Это говорит о многом.
В песнях Оссиана русского офицера-интеллектуала, возросшего на жестоком опыте турецких и польских войн, должен был привлекать романтический культ героической смерти, смертельного конфликта, который разрешался кроваво и беспощадно. Для той жизни, которую они вели, им необходимо было идеологическое обоснование помимо официальной имперско-патриотической идеи.
Для того чтобы не щадить ни своей, ни чужой жизни, людям склада Ермолова и Кутайсова нужен был вдохновляющий миф. Для Ермолова с его высокими мечтаниями и «неограниченным честолюбием» это было особенно важно.

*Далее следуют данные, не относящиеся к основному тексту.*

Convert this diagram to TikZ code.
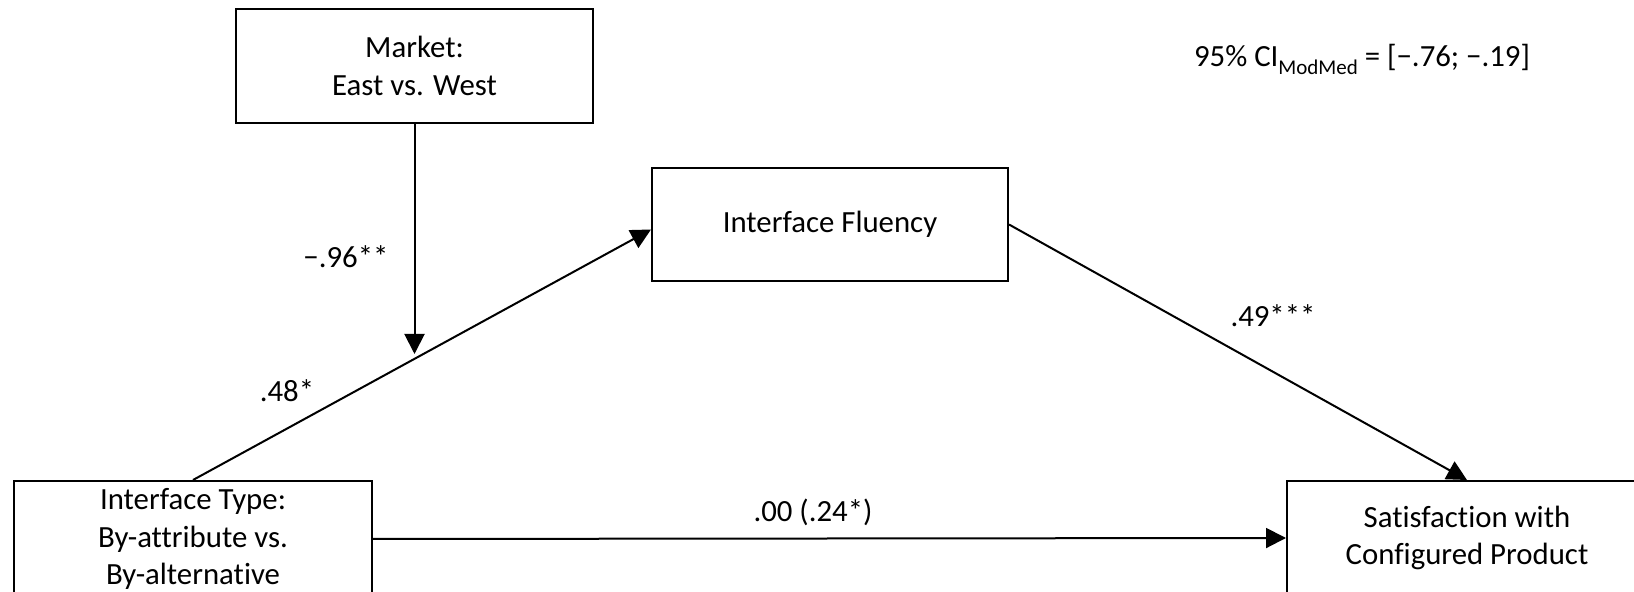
\documentclass[tikz,border=0pt]{standalone}
\usepackage{fontspec}
\setmainfont[Ligatures=NoCommon]{Carlito}
\usetikzlibrary{arrows.meta,calc}
\begin{document}
\begin{tikzpicture}[x=0.5pt,y=-0.5pt,
  box/.style={draw,line width=1pt,align=center,inner sep=0pt,
    font=\fontsize{15.4}{18.6}\selectfont},
  lab/.style={font=\fontsize{15.4}{18.6}\selectfont,inner sep=0pt},
  arr/.style={line width=1pt,-{Triangle[length=10pt,width=10pt]}},
  con/.style={line width=1pt}]
\useasboundingbox (0,0) rectangle (1634,592);
\clip (0,0) rectangle (1634,592);
\node[box,minimum width=178.5pt,minimum height=57pt] (mkt) at (414.5,66) {Market:\\East vs. West};
\node[box,minimum width=178pt,minimum height=56.5pt] (flu) at (830,224.5) {Interface Fluency};
\node[box,minimum width=179pt,minimum height=58pt] (itype) at (193,539) {Interface Type:\\By-attribute vs.\\By-alternative};
\node[box,minimum width=180pt,minimum height=57pt] (sat) at (1467,538) {Satisfaction with\\Configured Product};
\coordinate (fend) at ($(flu.west)+(0,5)$);
\coordinate (mod) at (414.5,354);
\draw[arr] (itype.north) -- (fend);
\draw[arr] (flu.east) -- (sat.north);
\draw[arr] (itype.east) -- (sat.west);
\draw[arr] (mkt.south) -- (mkt.south |- mod);
\node[lab] (l1) at (346,257) {−.96**};
\node[lab] (l2) at (287,391) {.48*};
\node[lab] (l3) at (1273,316) {.49***};
\node[lab] (l4) at (813,512) {.00 (.24*)};
\node[lab] (ci) at (1362,59) {95\% CI\raisebox{-4pt}{\fontsize{10.5}{12}\selectfont ModMed} = [−.76; −.19]};
\end{tikzpicture}
\end{document}
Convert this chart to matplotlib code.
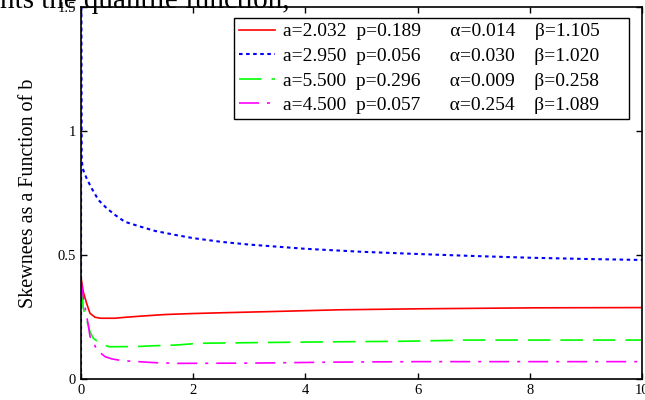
import matplotlib
matplotlib.use("Agg")
import matplotlib.pyplot as plt

plt.rcParams['font.family'] = ['Liberation Serif', 'DejaVu Serif']

# ---- data ----
b_red = [0.0, 0.04, 0.1, 0.16, 0.25, 0.35, 0.6, 0.8, 1.1, 1.5, 2.0, 2.5, 3.4, 4.6, 6.0, 8.1, 10.0]
s_red = [0.41, 0.352, 0.305, 0.265, 0.249, 0.245, 0.245, 0.249, 0.254, 0.260, 0.264, 0.267, 0.272, 0.279, 0.283, 0.287, 0.288]

b_blue = [0.0, 0.003, 0.01, 0.04, 0.1, 0.19, 0.31, 0.46, 0.61, 0.78, 1.02, 1.32, 1.68, 2.0, 2.5,
          3.0, 4.0, 5.0, 6.0, 7.0, 8.0, 9.0, 10.0]
s_blue = [0.0, 1.6, 0.883, 0.843, 0.809, 0.769, 0.722, 0.688, 0.661, 0.634, 0.617, 0.597, 0.581, 0.568, 0.553,
          0.542, 0.525, 0.513, 0.504, 0.496, 0.489, 0.484, 0.480]

b_green = [0.0, 0.02, 0.04, 0.1, 0.16, 0.22, 0.34, 0.5, 1.0, 1.3, 1.7, 2.1, 3.2, 4.5, 5.7, 6.9, 10.0]
s_green = [0.36, 0.345, 0.285, 0.238, 0.191, 0.164, 0.144, 0.130, 0.131, 0.134, 0.137, 0.144, 0.147, 0.150, 0.152, 0.157, 0.157]

b_mag = [0.0, 0.02, 0.07, 0.13, 0.16, 0.22, 0.28, 0.43, 0.55, 0.73, 1.3, 1.7, 3.0, 4.5, 6.0, 8.0, 10.0]
s_mag = [0.40, 0.36, 0.292, 0.218, 0.171, 0.150, 0.117, 0.090, 0.081, 0.074, 0.066, 0.063, 0.064, 0.068, 0.070, 0.070, 0.070]

labels = [
    "a=2.032  p=0.189      \u03b1=0.014    \u03b2=1.105     ",
    "a=2.950  p=0.056      \u03b1=0.030    \u03b2=1.020     ",
    "a=5.500  p=0.296      \u03b1=0.009    \u03b2=0.258     ",
    "a=4.500  p=0.057      \u03b1=0.254    \u03b2=1.089     ",
]

x_ticks = [0, 2, 4, 6, 8, 10]
x_ticklabels = ["0", "2", "4", "6", "8", "10"]
y_ticks = [0, 0.5, 1, 1.5]
y_ticklabels = ["0", "0.5", "1", "1.5"]

ylabel = "Skewnees as a Function of b"
top_text = "nts the quantile function,"

# ---- figure ----
fig = plt.figure(figsize=(6.45, 4.0), dpi=100)
ax = fig.add_axes([81 / 645, 21 / 400, 561 / 645, 372 / 400])

ax.plot(b_red, s_red, color='#ff0000', lw=1.2, linestyle='-', label=labels[0])
ax.plot(b_blue, s_blue, color='#0000ff', lw=1.5, linestyle=(0, (1.7, 1.7)), label=labels[1])
ax.plot(b_green, s_green, color='#00ff00', lw=1.2, linestyle=(0, (13.5, 6)), label=labels[2])
ax.plot(b_mag, s_mag, color='#ff00ff', lw=1.2, linestyle=(0, (12, 4.8, 1.8, 4.8)), label=labels[3])

ax.set_xlim(0, 10)
ax.set_ylim(0, 1.5)
ax.set_xticks(x_ticks)
ax.set_xticklabels(x_ticklabels)
ax.set_yticks(y_ticks)
ax.set_yticklabels(y_ticklabels)
ax.tick_params(direction='in', top=True, right=True, length=4.5, width=1.0,
               labelsize=10.5, pad=3.5, colors='black')
for sp in ax.spines.values():
    sp.set_linewidth(1.2)
    sp.set_color('black')

ax.set_ylabel(ylabel, fontsize=14.5)
ax.yaxis.set_label_coords(-0.077, 0.5)

leg = ax.legend(loc='upper right', bbox_to_anchor=((629 - 81) / 561, (379 - 18) / 372),
                borderaxespad=0, fontsize=14, frameon=True, fancybox=False, shadow=False,
                handlelength=1.85, handletextpad=0.4, borderpad=0.25, labelspacing=0.36)
leg.get_frame().set_edgecolor('black')
leg.get_frame().set_linewidth(1.0)
leg.get_frame().set_alpha(1)

fig.text(290 / 645, (400 - 8) / 400, top_text, fontsize=21, ha='right', va='baseline', zorder=10)

fig.savefig("out.png", dpi=100)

Николай Николаевич Муравьев, впоследствии верный сподвижник Ермолова, сам прошедший горнило 1812 года, вспоминал: «Кутайсов был приятель Ермолову — молодой человек с большими дарованиями, от которых можно было много ожидать в будущем. Накануне сражения (мне это недавно рассказывал сам Алексей Петрович) они вместе читали „Фингала“, как Кутайсова вдруг поразила мысль о предстоящей ему скорой смерти; он сообщил беспокойство свое Ермолову, который ничем не мог отвратить дум, внезапно озаботивших его приятеля». Это был канун Бородина.